Para o professor e especialista na área ambiental, o estudo, até ontem em discussão pública, “não responde às principais solicitações que constam da Declaração de Impacte Ambiental, datada de 28 de Setembro de 2007”. E, acrescenta, “muito dificilmente se sustenta uma decisão política e se convence os cidadãos a participarem activamente em assuntos que têm implicações no seu futuro e dos seus filhos, se as soluções são impostas e a lei é ultrapassada”.
As queixas incidem não apenas sobre o projecto do viaduto entre Parada de Cunhos e Folhadela, com cerca de 2800 metros de comprimento e 150 de altura e que vai devassar uma parte da zona sul de Vila Real, mas também sobre o troço da A4 que passa a norte do aeródromo da cidade e a sul da aldeia de Constantim.
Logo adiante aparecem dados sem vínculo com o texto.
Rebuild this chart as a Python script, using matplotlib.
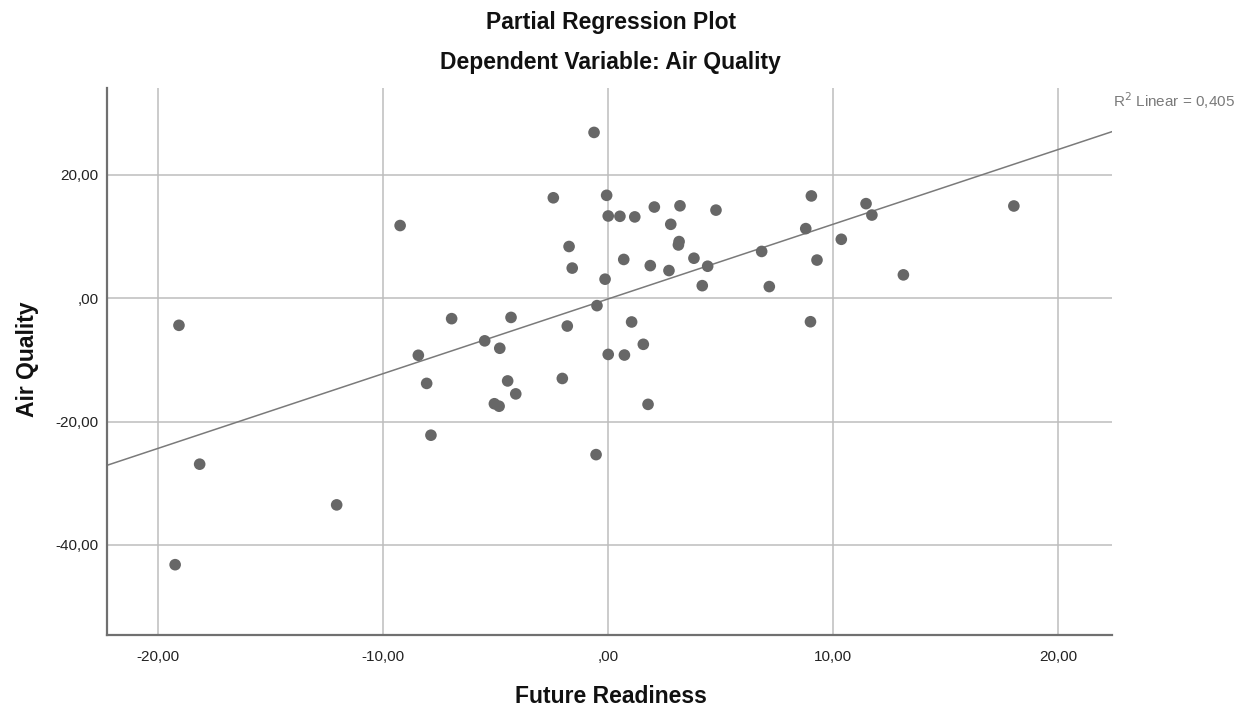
import matplotlib
matplotlib.use('Agg')
import matplotlib.pyplot as plt
import numpy as np
from matplotlib.ticker import FuncFormatter

plt.rcParams['font.family'] = ['Liberation Sans', 'DejaVu Sans']

# partial residuals
future_readiness = [-19.07, -18.15, -19.24, -12.06, -9.24, -8.43, -8.06, -7.87, -6.95, -5.48,
                    -4.81, -4.31, -4.46, -4.10, -5.05, -4.84, -0.62, -2.43, -0.06, 0.01,
                    0.53, 1.19, 2.06, 3.20, 4.80, 2.79, 3.16, 3.13, -1.73, -1.59,
                    0.70, -0.13, 1.88, 2.71, 3.82, 4.43, 4.19, 6.83, 7.17, 9.04,
                    8.79, 9.29, 10.37, 11.47, 11.73, 13.13, 18.04, -0.49, -1.81, 1.05,
                    9.00, 1.57, 0.01, 0.73, -2.03, 1.78, -0.53]
air_quality = [-4.38, -26.9, -43.2, -33.5, 11.8, -9.24, -13.8, -22.2, -3.3, -6.9,
               -8.1, -3.1, -13.4, -15.5, -17.1, -17.5, 26.9, 16.3, 16.7, 13.35,
               13.3, 13.2, 14.8, 15.0, 14.3, 12.0, 9.2, 8.65, 8.4, 4.9,
               6.3, 3.1, 5.3, 4.5, 6.5, 5.2, 2.05, 7.6, 1.9, 16.6,
               11.3, 6.2, 9.57, 15.35, 13.5, 3.8, 14.97, -1.19, -4.5, -3.84,
               -3.8, -7.46, -9.1, -9.2, -13.0, -17.2, -25.35]
xticks = [-20, -10, 0, 10, 20]
yticks = [-40, -20, 0, 20]
r2_label = 'R$^2$ Linear = 0,405'

x = np.array(future_readiness)
y = np.array(air_quality)
slope, intercept = np.polyfit(x, y, 1)
print('slope', slope, 'intercept', intercept)

def spss_fmt(v, pos):
    s = '{:.2f}'.format(v).replace('.', ',')
    if s.startswith('0,'):
        s = s[1:]
    elif s.startswith('-0,'):
        s = '-' + s[2:]
    return s

fig = plt.figure(figsize=(12.57, 7.11), dpi=100)
ax = fig.add_axes([0.0851, 0.1069, 0.7995, 0.7693])

ax.set_xlim(-22.27, 22.4)
ax.set_ylim(-54.6, 34.1)
ax.set_xticks(xticks)
ax.set_yticks(yticks)
ax.xaxis.set_major_formatter(FuncFormatter(spss_fmt))
ax.yaxis.set_major_formatter(FuncFormatter(spss_fmt))
ax.grid(True, color='#bdbdbd', linewidth=1.1)
ax.set_axisbelow(True)

for side in ['top', 'right']:
    ax.spines[side].set_visible(False)
for side in ['left', 'bottom']:
    ax.spines[side].set_color('#707070')
    ax.spines[side].set_linewidth(1.6)
ax.tick_params(length=0, labelsize=11, colors='#222222')
ax.tick_params(axis='x', pad=11)
ax.tick_params(axis='y', pad=6)

# fit line across the full x range
xl = np.array(ax.get_xlim())
ax.plot(xl, slope * xl + intercept, color='#7a7a7a', linewidth=1.1, zorder=2)
ax.scatter(x, y, s=70, color='#676767', edgecolors='none', zorder=3)

fig.text(0.486, 0.968, 'Partial Regression Plot', ha='center', va='center',
         fontsize=16.5, fontweight='bold', color='#111111')
fig.text(0.486, 0.912, 'Dependent Variable: Air Quality', ha='center', va='center',
         fontsize=16.5, fontweight='bold', color='#111111')
fig.text(0.486, 0.02, 'Future Readiness', ha='center', va='center',
         fontsize=16.5, fontweight='bold', color='#111111')
fig.text(0.0215, 0.495, 'Air Quality', ha='center', va='center', rotation=90,
         fontsize=16.5, fontweight='bold', color='#111111')
fig.text(0.8855, 0.859, r2_label, ha='left', va='center', fontsize=11, color='#7a7a7a')

fig.savefig('out.png', dpi=100)
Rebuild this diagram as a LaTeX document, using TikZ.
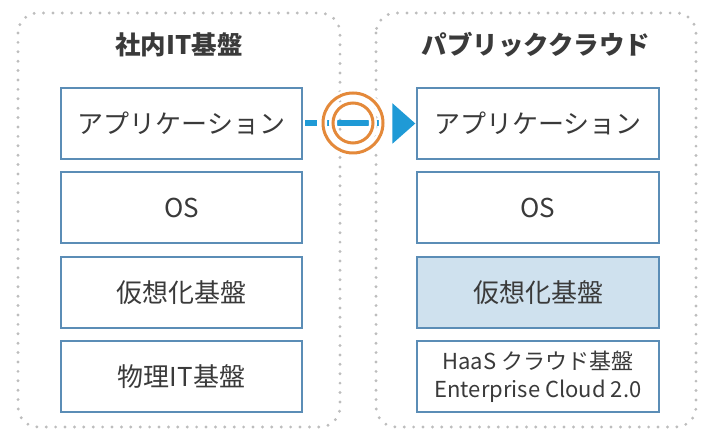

Isto porque o estudo prévio da empresa COBA prevê a passagem da auto-estrada que ligará Vila Real a Bragança/Quintanilha precisamente pelo terreno para onde está projectada a construção de um empreendimento industrial, estimado em 60 milhões de euros.
Artur Sousa, o promotor deste projecto considerado de interesse nacional, contou ao PÙBLICO que apenas na semana passada soube dessa “infeliz notícia”. “Nem queria acreditar quando tive conhecimento que a estrada vai passar por ali. Pensei para comigo: então a licença de construção já me foi concedida há dois anos, a inauguração está prevista para este Verão e só agora a que aparece este estudo com este traçado? Alguém deve andar a ganhar dinheiro com isto”, acusa o empresário. “É claro que eu tenho interesse em ganhar dinheiro. Mas ao mesmo tempo também crio riqueza para a região e para o país”, diz.
O empreendimento vai criar 400 postos de trabalho e contempla cinco estruturas: um centro logístico, de carga e descarga de camiões TIR, tanto para uso da própria empresa como de toda a região Norte de Portugal, uma unidade de produção e criação de cogumelos, outra de conservação, um centro de investigação em parceria com a UTAD e ainda uma parte para escritórios e serviços. Artur Sousa sente-se triste e preocupado com o que está a acontecer e, por isso, teve ontem uma reunião com o governador civil de Vila Real, António Martinho, para tentar desbloquear a situação.
António Martinho considera o caso “muito grave”. E não compreende “como o estudo considerou a área afecta ao empreendimento industrial [110 mil quadrados, 40 dos quais de área coberta] passível de ser utilizada para a construção da A4”. “Temos que proteger e acarinhar quem quer desenvolver e apostar na criação de riqueza na nossa região”, disse, prometendo ir pedir explicações ao Governo.

É claro que teria sido interessante que também a população da Cumieira (ou alguém em seu nome), como parte interessada, tivesse em algum momento do processo sido ouvida.